The Return of Ulysses
Pavilion Theatre, Dún Laoghaire, Co Dublin Friday September 7th/Saturday September 8th 7.30pm €30/€33 paviliontheatre.ie
Claudio Monteverdi, the earliest great opera composer, had to wait a long time for the revival of his stage works. There was a gap of over 250 years from the last 17th-century performance of one of his operas to the first 20th-century concert performance of his Orfeo in 1904. Orfeo didn't make it to Ireland until 1973, when Eric Sweeney conducted a production for the Dublin Theatre Festival, and performances have not exactly been frequent since then. So if you don't catch the last two performances of Patrick Mason's Opera Collective Ireland production of The Return of Ulysses with the Akademie für Alte Musik Berlin under Christian Curnyn, you might have to wait a decade or more before the next Monteverdi production comes along. The title role is taken by Gyula Nagy, with Raphaela Mangan as his long-suffering wife, Penelope.
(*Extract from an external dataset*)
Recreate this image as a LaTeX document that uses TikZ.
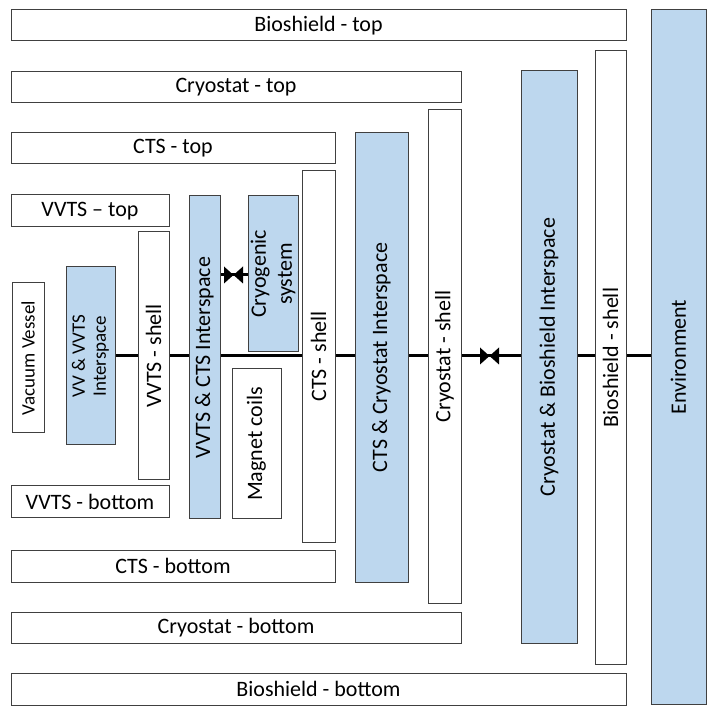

Westport Chamber Music Festival
Various venues, Westport, Co Mayo Friday September 7th to Sunday September 9th westportchambermusic.ie
The big attraction at this year's Westport Chamber Music Festival is the tenor Robin Tritschler. He's going to be heard in works familiar (Schumann's Dichterliebe with Michael McHale) and unfamiliar (Milhaud's Chants populaires hébraïques and Honegger's Petite Cours de morale with Diana Ketler, and Lowell Liebermann's Yeats setting, A Poet to his Beloved, with the Heath Quartet, flautist William Dowdall and pianist Hugh Tinney). Other notable guests include cellist Natalie Clein (playing Shostakovich with Ketler and Fauré's Piano Quartet in G minor with McHale, violinist Giovanni Guzzo and viola player Eivind Holtsmark Ringstad). This year's Next Generation Artist Concert brings together cellist Killian White and pianist Gary Beecher for works by Beethoven, Debussy and Schumann.